Stanley Clarke

(Copyright © 2006 Piero Scaruffi | Terms of use )
Krentz Ratings:
Children of Forever (1972), 7/10
Stanley Clarke (1974), 6.5/10
Journey to Love (1975), 7/10
School Days (1976), 7/10
I Wanna Play For You (1979), 6/10
The Clarke/ Duke Group (1980), 5/10
If This Bass Could Only Talk (1988), 5.5/10
The Rite of Strings (1995), 5.5/10

Stanley Clarke (1951) was one of the bassists who created a language for the electric bass in the context of fusion music. Starting out with Pharoah Sanders (1971) and especially Chick Corea (1972), Clarke turned the electric bass into a force of nature. both in terms of percussive power and in terms of chromatic spectrum.
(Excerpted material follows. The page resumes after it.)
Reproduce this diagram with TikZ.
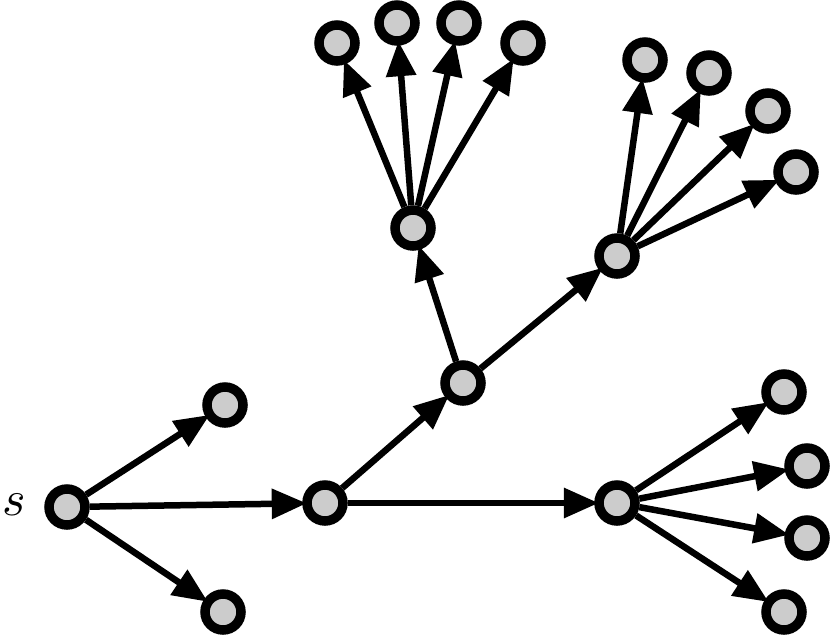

His compositions were ambitious the 16-minute Sea Journey on Children of Forever (december 1972), that still featured Chick Corea on keyboards; the 14-minute Life Suite on the heavily arranged Stanley Clarke (1974); the 14-minute Concerto for Jazz-rock Orchestra on Journey to Love (1975). School Days (june 1976) was a hit, thanks to the nine-minute Life Is Just A Game and the catchy School Days. The double-LP I Wanna Play For You (september 1979) marked the transition from the old progressive fusion (still represented by the nine-minute Quiet Afternoon) to the electronic pop-soul-funk music concocted by keyboardist George Duke. The latter became his main preoccupation during the 1980s, notably in the funk group The Clarke/Duke Project (1981).

Clarke recovered a modicum of dignity on If This Bass Could Only Talk (1988). The Rite of Strings (april 1995) was an all-acoustic collaboration with Jean Luc Ponty and Al DiMeola.